---- SOURCE RECORDS

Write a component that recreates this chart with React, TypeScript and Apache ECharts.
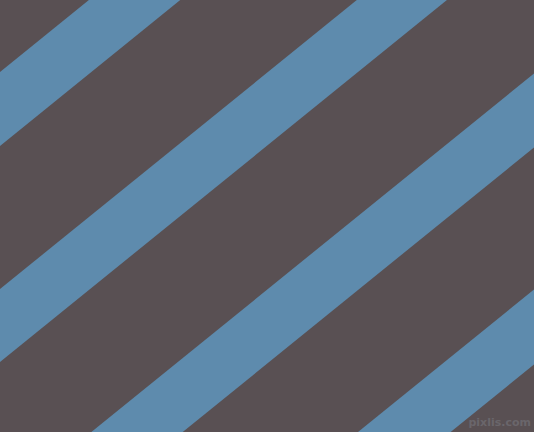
import { useEffect, useRef } from 'react';
import * as echarts from 'echarts';

// stripe edges, as the y where each edge meets the left side (x = 0)
const stripeTop = [72, 289, 506, 722];
const stripeBottom = [146, 362, 580, 797];
// edges fall by this much for every pixel to the right
const slope = 0.81;

const WIDTH = 534;
const HEIGHT = 432;

export default function App() {
  const chartRef = useRef(null);

  useEffect(() => {
    const chart = echarts.init(chartRef.current, null, { renderer: 'svg' });
    const data = stripeTop.map((t, i) => [t, stripeBottom[i]]);

    const option = {
      animation: false,
      backgroundColor: '#595053',
      grid: { left: 0, right: 0, top: 0, bottom: 0 },
      xAxis: { type: 'value', min: 0, max: WIDTH, show: false },
      yAxis: { type: 'value', min: 0, max: HEIGHT, inverse: true, show: false },
      series: [
        {
          type: 'custom',
          data,
          renderItem: (params: any, api: any) => {
            const t = api.value(0);
            const b = api.value(1);
            // polygon runs past the right edge; the svg clips it
            return {
              type: 'polygon',
              shape: {
                points: [
                  api.coord([0, t]),
                  api.coord([WIDTH, t - slope * WIDTH]),
                  api.coord([WIDTH, b - slope * WIDTH]),
                  api.coord([0, b]),
                ],
              },
              style: { fill: '#5e8bad' },
              silent: true,
            };
          },
        },
      ],
      graphic: [
        {
          type: 'text',
          right: 3,
          bottom: 4,
          style: {
            text: 'pixlis.com',
            fill: '#6a666b',
            font: 'bold 11px "DejaVu Sans", sans-serif',
          },
        },
      ],
    };

    chart.setOption(option);
    return () => {
      chart.dispose();
    };
  }, []);

  return (
    <div
      ref={chartRef}
      style={{ position: 'fixed', left: 0, top: 0, width: WIDTH + 'px', height: HEIGHT + 'px' }}
    />
  );
}
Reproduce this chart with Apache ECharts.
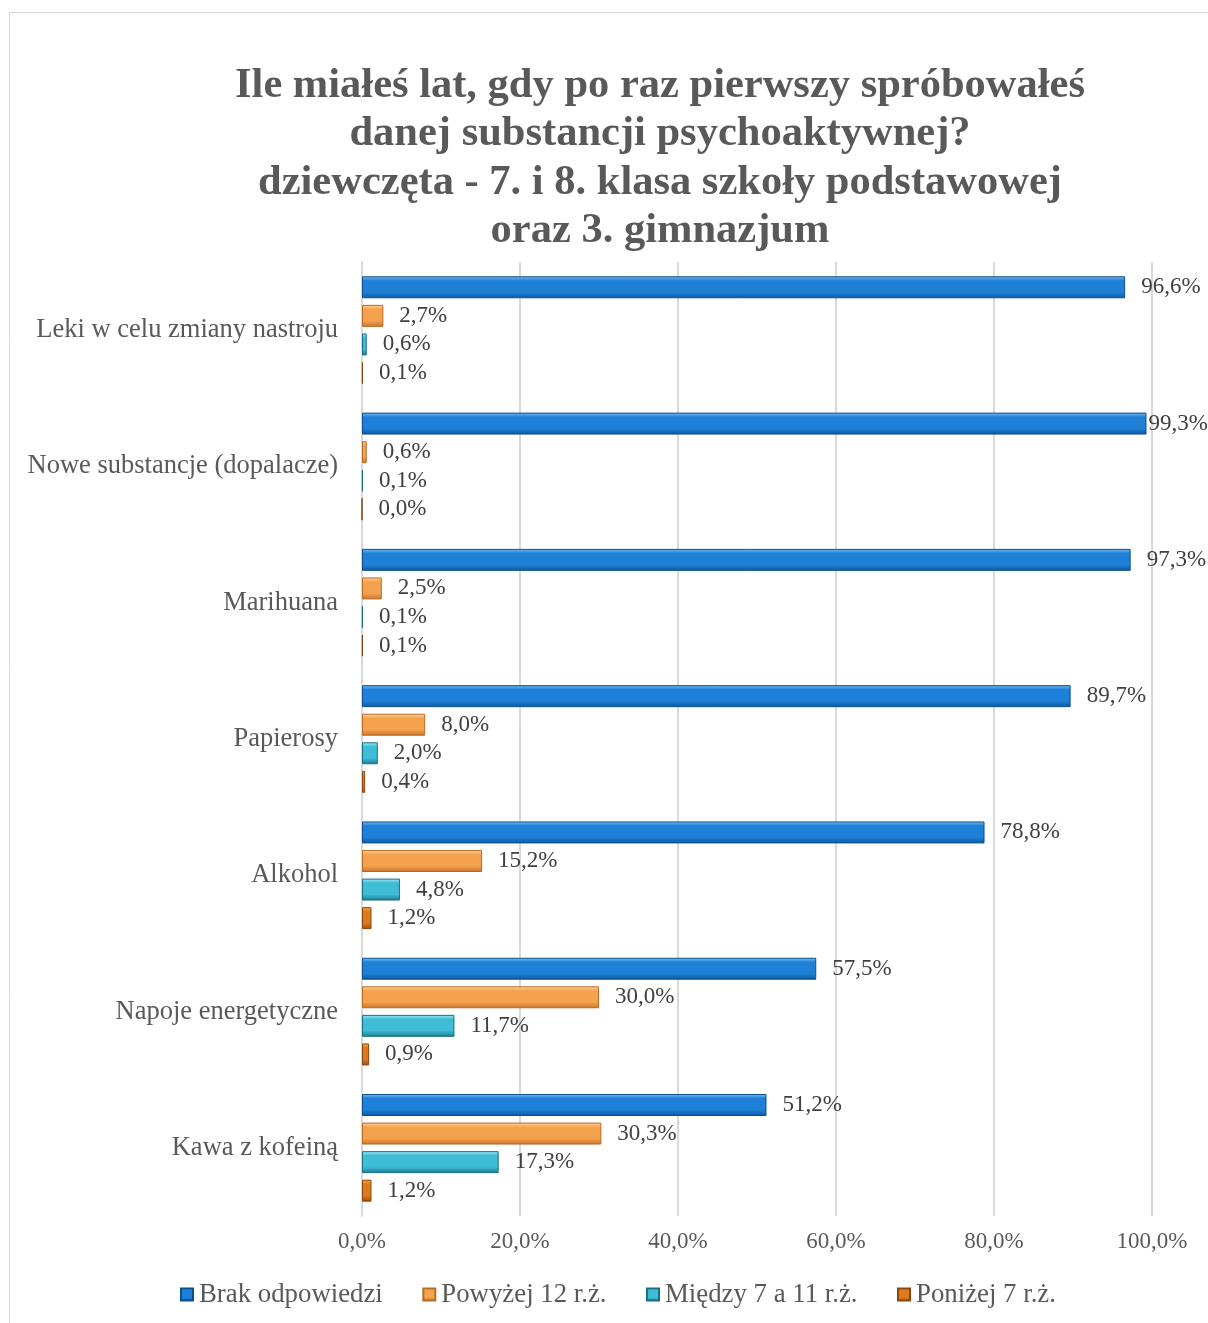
<!DOCTYPE html>
<html>
<head>
<meta charset="utf-8">
<script src="https://cdn.jsdelivr.net/npm/echarts@6/dist/echarts.min.js"></script>
<style>html,body{margin:0;padding:0;background:#fff}#c{width:1208px;height:1323px}</style>
</head>
<body>
<div id="c"></div>
<script>
const categories = ['Leki w celu zmiany nastroju','Nowe substancje (dopalacze)','Marihuana','Papierosy','Alkohol','Napoje energetyczne','Kawa z kofeiną'];
const seriesNames = ['Brak odpowiedzi','Powyżej 12 r.ż.','Między 7 a 11 r.ż.','Poniżej 7 r.ż.'];
const brak = [96.6, 99.3, 97.3, 89.7, 78.8, 57.5, 51.2];
const powyzej12 = [2.7, 0.6, 2.5, 8.0, 15.2, 30.0, 30.3];
const miedzy7_11 = [0.6, 0.1, 0.1, 2.0, 4.8, 11.7, 17.3];
const ponizej7 = [0.1, 0.0, 0.1, 0.4, 1.2, 0.9, 1.2];
const xTicks = [0, 20, 40, 60, 80, 100];
const titleLines = ['Ile miałeś lat, gdy po raz pierwszy spróbowałeś','danej substancji psychoaktywnej?','dziewczęta - 7. i 8. klasa szkoły podstawowej','oraz 3. gimnazjum'];

const serif = '"Liberation Serif","Times New Roman",serif';
function grad(top, mid, bot){
  return {type:'linear',x:0,y:0,x2:0,y2:1,colorStops:[
    {offset:0,color:top},{offset:0.2,color:mid},{offset:0.72,color:mid},{offset:1,color:bot}]};
}
const styles = [
  {c:grad('#7cc0f4','#1f80d8','#0b58a0'), b:'#0d4f8c'},
  {c:grad('#fdd9a2','#f5a24e','#c9732a'), b:'#b96a26'},
  {c:grad('#a6eef9','#3fbcd6','#1b7890'), b:'#1a6e84'},
  {c:grad('#f6b050','#dc7a1c','#9a4e0e'), b:'#8a460c'}
];
const data = [brak, powyzej12, miedzy7_11, ponizej7];
const fmt = v => v.toFixed(1).replace('.', ',') + '%';

const chart = echarts.init(document.getElementById('c'), null, {renderer:'canvas'});
chart.setOption({
  animation:false,
  backgroundColor:'#fff',
  graphic:[
    {type:'rect', shape:{x:9.5,y:12.5,width:1220,height:1330}, style:{fill:'none',stroke:'#d9d9d9',lineWidth:1}, silent:true},
    {type:'text', x:660, y:62, style:{text:titleLines.join('\n'), font:'bold 42.5px '+serif, fill:'#595959', align:'center', verticalAlign:'top', lineHeight:48.3}}
  ],
  legend:{
    bottom:10, left:175, itemWidth:12, itemHeight:12, itemGap:39.5,
    icon:'rect',
    textStyle:{fontFamily:serif,fontSize:26.8,color:'#595959',padding:[0,0,0,1]},
    data:seriesNames
  },
  grid:{left:362,right:56,top:262,bottom:107,containLabel:false},
  xAxis:{
    type:'value', min:0, max:100, interval:20,
    axisLine:{show:false}, axisTick:{show:false},
    splitLine:{lineStyle:{color:'#d9d9d9',width:2}},
    axisLabel:{fontFamily:serif,fontSize:23,color:'#595959',margin:14,formatter:v=>fmt(v)}
  },
  yAxis:{
    type:'category', inverse:true, data:categories,
    axisLine:{show:true,lineStyle:{color:'#d9d9d9',width:2}}, axisTick:{show:false},
    axisLabel:{fontFamily:serif,fontSize:26.5,color:'#595959',margin:24}
  },
  series: seriesNames.map((n,i)=>({
    name:n, type:'bar', barGap:'30%', barCategoryGap:'21%',
    data:data[i].map(v => v > 98 ? {value:v, label:{distance:2}} : v),
    itemStyle:{color:styles[i].c, borderColor:styles[i].b, borderWidth:1},
    label:{show:true,position:'right',distance:16,fontFamily:serif,fontSize:23,color:'#404040',formatter:p=>fmt(p.value)}
  }))
});
</script>
</body>
</html>
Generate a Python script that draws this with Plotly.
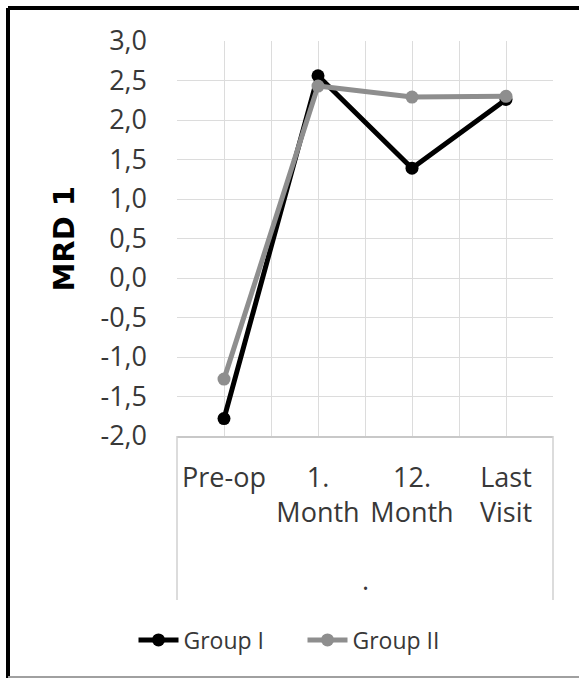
import plotly.graph_objects as go

# Canvas and plot-area geometry (pixels)
W, H = 579, 678
M_L, M_R, M_T, M_B = 177, 26, 41, 242

# Data
categories = ["Pre-op", "1.<br>Month", "12.<br>Month", "Last<br>Visit"]
group_1 = [-1.78, 2.56, 1.39, 2.26]
group_2 = [-1.28, 2.43, 2.29, 2.30]
y_ticks = [-2.0, -1.5, -1.0, -0.5, 0.0, 0.5, 1.0, 1.5, 2.0, 2.5, 3.0]
y_tick_labels = ["-2,0", "-1,5", "-1,0", "-0,5", "0,0", "0,5",
                 "1,0", "1,5", "2,0", "2,5", "3,0"]

FONT = "Open Sans"
TEXT = "#383838"
GRID = "#dcdcdc"
BLACK = "#000000"
GREY = "#8e8e8e"

plot_w = W - M_L - M_R
plot_h = H - M_T - M_B


def px_x(px):
    return (px - M_L) / plot_w


def px_y(py):
    return (H - M_B - py) / plot_h


x_pos = list(range(len(categories)))
# vertical grid at category centres and boundaries
x_grid = [i / 2 - 0.5 for i in range(2 * len(categories) + 1)]
x_text = [categories[int(v)] if float(v).is_integer() else "" for v in x_grid]

fig = go.Figure()
fig.add_trace(go.Scatter(
    x=x_pos, y=group_1, name="Group I", mode="lines+markers",
    line=dict(color=BLACK, width=5),
    marker=dict(color=BLACK, size=13),
))
fig.add_trace(go.Scatter(
    x=x_pos, y=group_2, name="Group II", mode="lines+markers",
    line=dict(color=GREY, width=5),
    marker=dict(color=GREY, size=13),
))

fig.update_xaxes(
    range=[-0.5, len(categories) - 0.5],
    tickvals=x_grid, ticktext=x_text,
    showgrid=True, gridcolor=GRID, gridwidth=1,
    showline=True, linecolor="#c8c8c8", linewidth=1.5,
    zeroline=False, ticks="", ticklabelstandoff=17,
    tickfont=dict(family=FONT, size=27, color=TEXT),
    fixedrange=True,
)
fig.update_yaxes(
    range=[-2.0, 3.0],
    tickvals=y_ticks, ticktext=y_tick_labels,
    showgrid=True, gridcolor=GRID, gridwidth=1,
    showline=False, zeroline=False, ticks="", ticklabelstandoff=29,
    tickfont=dict(family=FONT, size=27, color=TEXT),
    fixedrange=True,
)

frame_left = px_x(8)
frame_top = px_y(8)
frame_bottom = px_y(677)
box_bottom = px_y(600)

shapes = [
    # chart border
    dict(type="line", xref="paper", yref="paper", x0=frame_left, x1=1.2,
         y0=frame_top, y1=frame_top, line=dict(color=BLACK, width=4)),
    dict(type="line", xref="paper", yref="paper", x0=frame_left, x1=frame_left,
         y0=frame_top, y1=frame_bottom - 0.05, line=dict(color=BLACK, width=4)),
    dict(type="line", xref="paper", yref="paper", x0=frame_left, x1=1.2,
         y0=frame_bottom, y1=frame_bottom, line=dict(color="#a0a0a0", width=2)),
    # category-axis label box
    dict(type="line", xref="paper", yref="paper", x0=0, x1=0,
         y0=0, y1=box_bottom, line=dict(color="#d0d0d0", width=1.5)),
    dict(type="line", xref="paper", yref="paper", x0=1, x1=1,
         y0=0, y1=box_bottom, line=dict(color="#d0d0d0", width=1.5)),
]

annotations = [
    dict(text="<b>MRD 1</b>", textangle=-90, xref="paper", yref="paper",
         x=px_x(63), y=0.5, xanchor="center", yanchor="middle",
         showarrow=False, font=dict(family="DejaVu Sans", size=29, color=BLACK)),
    dict(text=".", xref="paper", yref="paper", x=0.5, y=px_y(579),
         xanchor="center", yanchor="middle", showarrow=False,
         font=dict(family=FONT, size=27, color=TEXT)),
]

fig.update_layout(
    width=W, height=H,
    margin=dict(l=M_L, r=M_R, t=M_T, b=M_B, autoexpand=False),
    paper_bgcolor="white", plot_bgcolor="white",
    showlegend=True,
    legend=dict(
        orientation="h", xref="container", yref="container",
        x=(W / 2 + 13) / W, xanchor="center", y=1 - 640 / H, yanchor="middle",
        font=dict(family=FONT, size=23, color=TEXT),
        itemwidth=40, entrywidth=114, bgcolor="rgba(0,0,0,0)",
    ),
    shapes=shapes,
    annotations=annotations,
    hovermode=False,
)

fig.write_html("out.html")
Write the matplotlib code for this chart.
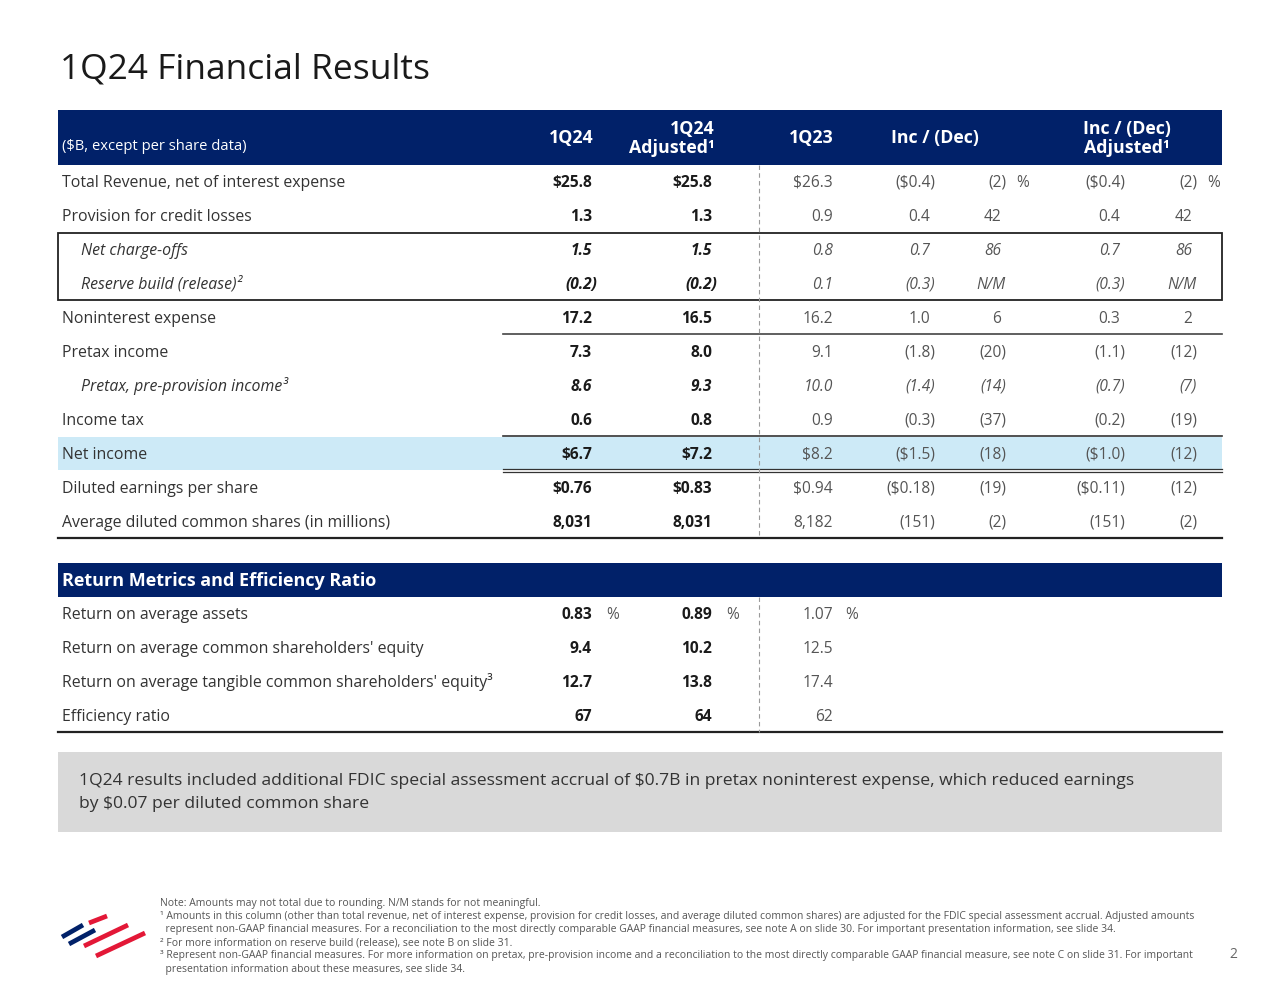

--------

■ YOUR OBJECTIVE ■
From the records above, copy only the lines running from the line containing "Generate a Python" to the line containing "return (H - M_B - py) / plot_h", both ends included. Leave the pictures out.

■ EXERCISE OUTPUT ■
Generate a Python script that draws this with Plotly.
import plotly.graph_objects as go

# Canvas and plot-area geometry (pixels)
W, H = 579, 678
M_L, M_R, M_T, M_B = 177, 26, 41, 242

# Data
categories = ["Pre-op", "1.<br>Month", "12.<br>Month", "Last<br>Visit"]
group_1 = [-1.78, 2.56, 1.39, 2.26]
group_2 = [-1.28, 2.43, 2.29, 2.30]
y_ticks = [-2.0, -1.5, -1.0, -0.5, 0.0, 0.5, 1.0, 1.5, 2.0, 2.5, 3.0]
y_tick_labels = ["-2,0", "-1,5", "-1,0", "-0,5", "0,0", "0,5",
                 "1,0", "1,5", "2,0", "2,5", "3,0"]

FONT = "Open Sans"
TEXT = "#383838"
GRID = "#dcdcdc"
BLACK = "#000000"
GREY = "#8e8e8e"

plot_w = W - M_L - M_R
plot_h = H - M_T - M_B


def px_x(px):
    return (px - M_L) / plot_w


def px_y(py):
    return (H - M_B - py) / plot_h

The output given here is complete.